>> begin DATA EXCERPT

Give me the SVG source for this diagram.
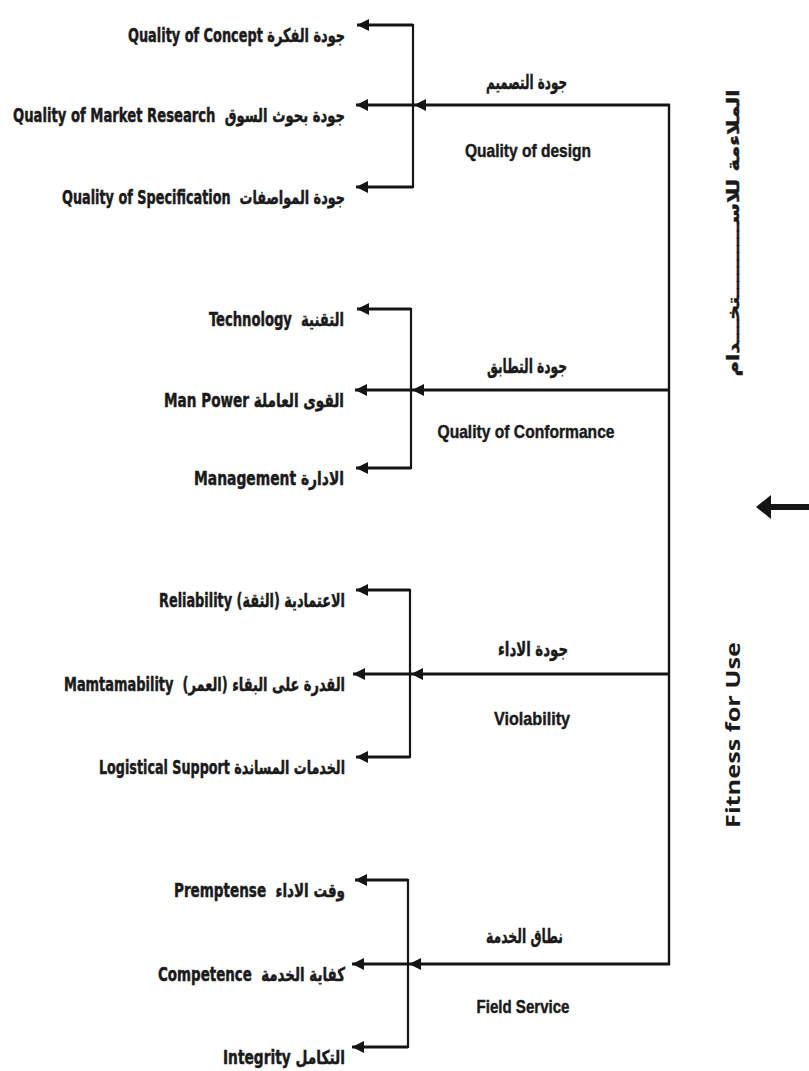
<svg xmlns="http://www.w3.org/2000/svg" width="809" height="1071" viewBox="0 0 809 1071">
<defs>
<marker id="ah" markerUnits="userSpaceOnUse" markerWidth="14" markerHeight="14" refX="12" refY="7" orient="auto">
<path d="M0,1 L12,7 L0,13 Z" fill="#151515"/>
</marker>
<style>
.lb{font-family:"Liberation Sans Narrow","DejaVu Sans Condensed","Liberation Sans","DejaVu Sans",sans-serif;font-weight:bold;font-size:19px;fill:#1a1a1a;stroke:#1a1a1a;stroke-width:0.45}
.en{font-family:"Liberation Sans Narrow","Liberation Sans",Arial,sans-serif;font-weight:bold;font-size:19px;fill:#1a1a1a;stroke:#1a1a1a;stroke-width:0.45}
.ar{font-family:"DejaVu Sans Condensed","DejaVu Sans",sans-serif;font-weight:bold;font-size:19.5px;fill:#1a1a1a;stroke:#1a1a1a;stroke-width:0.4}
.br{stroke:#151515;fill:none;stroke-width:2.2}
.mv{stroke:#151515;fill:none;stroke-width:2.4}
.ar-l{stroke:#151515;fill:none;stroke-width:2.8;marker-end:url(#ah)}
.ar-m{stroke:#151515;fill:none;stroke-width:3.2;marker-end:url(#ah)}
</style>
</defs>
<rect width="809" height="1071" fill="#ffffff"/>
<g id="connectors">
<path class="mv" d="M669,104 L669,965"/>
<path class="ar-m" d="M670,105 L414,105"/>
<path class="ar-m" d="M670,390 L412,390"/>
<path class="ar-m" d="M670,674 L411,674"/>
<path class="ar-m" d="M670,964 L409,964"/>
<path class="br" d="M401,25 L413,25 L413,187 L401,187"/>
<path class="br" d="M399,309 L411,309 L411,468 L399,468"/>
<path class="br" d="M398,590 L410,590 L410,757 L398,757"/>
<path class="br" d="M396,880 L408,880 L408,1047 L396,1047"/>
<path class="ar-l" d="M413,25 L357,25"/>
<path class="ar-l" d="M413,105 L356,105"/>
<path class="ar-l" d="M413,187 L356,187"/>
<path class="ar-l" d="M411,309 L357,309"/>
<path class="ar-l" d="M411,390 L355,390"/>
<path class="ar-l" d="M411,468 L356,468"/>
<path class="ar-l" d="M410,590 L356,590"/>
<path class="ar-l" d="M410,674 L353,674"/>
<path class="ar-l" d="M410,757 L356,757"/>
<path class="ar-l" d="M408,880 L355,880"/>
<path class="ar-l" d="M408,964 L352,964"/>
<path class="ar-l" d="M408,1047 L352,1047"/>
<path d="M768,507 L809,507" stroke="#151515" stroke-width="6" fill="none"/>
<path d="M756,507 L771,495 L771,519 Z" fill="#151515"/>
</g>

<g id="fitness-for-use">
<text transform="translate(740,735) rotate(-90)" text-anchor="middle" style="font-family:'Open Sans','DejaVu Sans',sans-serif;font-weight:bold;font-size:19px;fill:#1a1a1a" textLength="186" lengthAdjust="spacingAndGlyphs">Fitness for Use</text>
<text class="ar" transform="translate(739,233) rotate(-90)" text-anchor="middle" style="font-size:17px" textLength="287" lengthAdjust="spacingAndGlyphs">الملاءمة للاســــــــــتخـــدام</text>
</g>

<g id="quality-of-design">
<text class="ar" x="567" y="89" text-anchor="end" textLength="81" lengthAdjust="spacingAndGlyphs">جودة التصميم</text>
<text class="en" x="528" y="157" text-anchor="middle" textLength="126" lengthAdjust="spacingAndGlyphs">Quality of design</text>
</g>
<g id="quality-of-concept">
<text class="lb" x="345" y="42" text-anchor="end" textLength="217" lengthAdjust="spacingAndGlyphs">Quality of Concept جودة الفكرة</text>
</g>
<g id="quality-of-market-research">
<text class="lb" x="345" y="122" text-anchor="end" textLength="332" lengthAdjust="spacingAndGlyphs" xml:space="preserve">Quality of Market Research  جودة بحوث السوق</text>
</g>
<g id="quality-of-specification">
<text class="lb" x="345" y="204" text-anchor="end" textLength="283" lengthAdjust="spacingAndGlyphs" xml:space="preserve">Quality of Specification  جودة المواصفات</text>
</g>

<g id="quality-of-conformance">
<text class="ar" x="567" y="373" text-anchor="end" textLength="80" lengthAdjust="spacingAndGlyphs">جودة التطابق</text>
<text class="en" x="526" y="438" text-anchor="middle" textLength="177" lengthAdjust="spacingAndGlyphs">Quality of Conformance</text>
</g>
<g id="technology">
<text class="lb" x="344" y="326" text-anchor="end" textLength="135" lengthAdjust="spacingAndGlyphs" xml:space="preserve">Technology  التقنية</text>
</g>
<g id="man-power">
<text class="lb" x="344" y="407" text-anchor="end" textLength="180" lengthAdjust="spacingAndGlyphs">Man Power القوى العاملة</text>
</g>
<g id="management">
<text class="lb" x="344" y="485" text-anchor="end" textLength="150" lengthAdjust="spacingAndGlyphs">Management الادارة</text>
</g>

<g id="violability">
<text class="ar" x="568" y="656" text-anchor="end" textLength="70" lengthAdjust="spacingAndGlyphs">جودة الاداء</text>
<text class="en" x="532" y="725" text-anchor="middle" textLength="76" lengthAdjust="spacingAndGlyphs">Violability</text>
</g>
<g id="reliability">
<text class="lb" x="345" y="607" text-anchor="end" textLength="186" lengthAdjust="spacingAndGlyphs">Reliability الاعتمادية (الثقة)&#x200F;</text>
</g>
<g id="mamtamability">
<text class="lb" x="345" y="691" text-anchor="end" textLength="281" lengthAdjust="spacingAndGlyphs" xml:space="preserve">Mamtamability  القدرة على البقاء (العمر)&#x200F;</text>
</g>
<g id="logistical-support">
<text class="lb" x="345" y="774" text-anchor="end" textLength="246" lengthAdjust="spacingAndGlyphs">Logistical Support الخدمات المساندة</text>
</g>

<g id="field-service">
<text class="ar" x="563" y="943" text-anchor="end" textLength="77" lengthAdjust="spacingAndGlyphs">نطاق الخدمة</text>
<text class="en" x="523" y="1013" text-anchor="middle" textLength="93" lengthAdjust="spacingAndGlyphs">Field Service</text>
</g>
<g id="premptense">
<text class="lb" x="345" y="897" text-anchor="end" textLength="171" lengthAdjust="spacingAndGlyphs" xml:space="preserve">Premptense  وقت الاداء</text>
</g>
<g id="competence">
<text class="lb" x="345" y="981" text-anchor="end" textLength="187" lengthAdjust="spacingAndGlyphs" xml:space="preserve">Competence  كفاية الخدمة</text>
</g>
<g id="integrity">
<text class="lb" x="345" y="1064" text-anchor="end" textLength="122" lengthAdjust="spacingAndGlyphs">Integrity التكامل</text>
</g>
</svg>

>> end DATA EXCERPT

GIVEN TASK: Return the full material word for word. Do not include the pictures.

FULL RESPONSE:
Give me the SVG source for this diagram.
<svg xmlns="http://www.w3.org/2000/svg" width="809" height="1071" viewBox="0 0 809 1071">
<defs>
<marker id="ah" markerUnits="userSpaceOnUse" markerWidth="14" markerHeight="14" refX="12" refY="7" orient="auto">
<path d="M0,1 L12,7 L0,13 Z" fill="#151515"/>
</marker>
<style>
.lb{font-family:"Liberation Sans Narrow","DejaVu Sans Condensed","Liberation Sans","DejaVu Sans",sans-serif;font-weight:bold;font-size:19px;fill:#1a1a1a;stroke:#1a1a1a;stroke-width:0.45}
.en{font-family:"Liberation Sans Narrow","Liberation Sans",Arial,sans-serif;font-weight:bold;font-size:19px;fill:#1a1a1a;stroke:#1a1a1a;stroke-width:0.45}
.ar{font-family:"DejaVu Sans Condensed","DejaVu Sans",sans-serif;font-weight:bold;font-size:19.5px;fill:#1a1a1a;stroke:#1a1a1a;stroke-width:0.4}
.br{stroke:#151515;fill:none;stroke-width:2.2}
.mv{stroke:#151515;fill:none;stroke-width:2.4}
.ar-l{stroke:#151515;fill:none;stroke-width:2.8;marker-end:url(#ah)}
.ar-m{stroke:#151515;fill:none;stroke-width:3.2;marker-end:url(#ah)}
</style>
</defs>
<rect width="809" height="1071" fill="#ffffff"/>
<g id="connectors">
<path class="mv" d="M669,104 L669,965"/>
<path class="ar-m" d="M670,105 L414,105"/>
<path class="ar-m" d="M670,390 L412,390"/>
<path class="ar-m" d="M670,674 L411,674"/>
<path class="ar-m" d="M670,964 L409,964"/>
<path class="br" d="M401,25 L413,25 L413,187 L401,187"/>
<path class="br" d="M399,309 L411,309 L411,468 L399,468"/>
<path class="br" d="M398,590 L410,590 L410,757 L398,757"/>
<path class="br" d="M396,880 L408,880 L408,1047 L396,1047"/>
<path class="ar-l" d="M413,25 L357,25"/>
<path class="ar-l" d="M413,105 L356,105"/>
<path class="ar-l" d="M413,187 L356,187"/>
<path class="ar-l" d="M411,309 L357,309"/>
<path class="ar-l" d="M411,390 L355,390"/>
<path class="ar-l" d="M411,468 L356,468"/>
<path class="ar-l" d="M410,590 L356,590"/>
<path class="ar-l" d="M410,674 L353,674"/>
<path class="ar-l" d="M410,757 L356,757"/>
<path class="ar-l" d="M408,880 L355,880"/>
<path class="ar-l" d="M408,964 L352,964"/>
<path class="ar-l" d="M408,1047 L352,1047"/>
<path d="M768,507 L809,507" stroke="#151515" stroke-width="6" fill="none"/>
<path d="M756,507 L771,495 L771,519 Z" fill="#151515"/>
</g>

<g id="fitness-for-use">
<text transform="translate(740,735) rotate(-90)" text-anchor="middle" style="font-family:'Open Sans','DejaVu Sans',sans-serif;font-weight:bold;font-size:19px;fill:#1a1a1a" textLength="186" lengthAdjust="spacingAndGlyphs">Fitness for Use</text>
<text class="ar" transform="translate(739,233) rotate(-90)" text-anchor="middle" style="font-size:17px" textLength="287" lengthAdjust="spacingAndGlyphs">الملاءمة للاســــــــــتخـــدام</text>
</g>

<g id="quality-of-design">
<text class="ar" x="567" y="89" text-anchor="end" textLength="81" lengthAdjust="spacingAndGlyphs">جودة التصميم</text>
<text class="en" x="528" y="157" text-anchor="middle" textLength="126" lengthAdjust="spacingAndGlyphs">Quality of design</text>
</g>
<g id="quality-of-concept">
<text class="lb" x="345" y="42" text-anchor="end" textLength="217" lengthAdjust="spacingAndGlyphs">Quality of Concept جودة الفكرة</text>
</g>
<g id="quality-of-market-research">
<text class="lb" x="345" y="122" text-anchor="end" textLength="332" lengthAdjust="spacingAndGlyphs" xml:space="preserve">Quality of Market Research  جودة بحوث السوق</text>
</g>
<g id="quality-of-specification">
<text class="lb" x="345" y="204" text-anchor="end" textLength="283" lengthAdjust="spacingAndGlyphs" xml:space="preserve">Quality of Specification  جودة المواصفات</text>
</g>

<g id="quality-of-conformance">
<text class="ar" x="567" y="373" text-anchor="end" textLength="80" lengthAdjust="spacingAndGlyphs">جودة التطابق</text>
<text class="en" x="526" y="438" text-anchor="middle" textLength="177" lengthAdjust="spacingAndGlyphs">Quality of Conformance</text>
</g>
<g id="technology">
<text class="lb" x="344" y="326" text-anchor="end" textLength="135" lengthAdjust="spacingAndGlyphs" xml:space="preserve">Technology  التقنية</text>
</g>
<g id="man-power">
<text class="lb" x="344" y="407" text-anchor="end" textLength="180" lengthAdjust="spacingAndGlyphs">Man Power القوى العاملة</text>
</g>
<g id="management">
<text class="lb" x="344" y="485" text-anchor="end" textLength="150" lengthAdjust="spacingAndGlyphs">Management الادارة</text>
</g>

<g id="violability">
<text class="ar" x="568" y="656" text-anchor="end" textLength="70" lengthAdjust="spacingAndGlyphs">جودة الاداء</text>
<text class="en" x="532" y="725" text-anchor="middle" textLength="76" lengthAdjust="spacingAndGlyphs">Violability</text>
</g>
<g id="reliability">
<text class="lb" x="345" y="607" text-anchor="end" textLength="186" lengthAdjust="spacingAndGlyphs">Reliability الاعتمادية (الثقة)&#x200F;</text>
</g>
<g id="mamtamability">
<text class="lb" x="345" y="691" text-anchor="end" textLength="281" lengthAdjust="spacingAndGlyphs" xml:space="preserve">Mamtamability  القدرة على البقاء (العمر)&#x200F;</text>
</g>
<g id="logistical-support">
<text class="lb" x="345" y="774" text-anchor="end" textLength="246" lengthAdjust="spacingAndGlyphs">Logistical Support الخدمات المساندة</text>
</g>

<g id="field-service">
<text class="ar" x="563" y="943" text-anchor="end" textLength="77" lengthAdjust="spacingAndGlyphs">نطاق الخدمة</text>
<text class="en" x="523" y="1013" text-anchor="middle" textLength="93" lengthAdjust="spacingAndGlyphs">Field Service</text>
</g>
<g id="premptense">
<text class="lb" x="345" y="897" text-anchor="end" textLength="171" lengthAdjust="spacingAndGlyphs" xml:space="preserve">Premptense  وقت الاداء</text>
</g>
<g id="competence">
<text class="lb" x="345" y="981" text-anchor="end" textLength="187" lengthAdjust="spacingAndGlyphs" xml:space="preserve">Competence  كفاية الخدمة</text>
</g>
<g id="integrity">
<text class="lb" x="345" y="1064" text-anchor="end" textLength="122" lengthAdjust="spacingAndGlyphs">Integrity التكامل</text>
</g>
</svg>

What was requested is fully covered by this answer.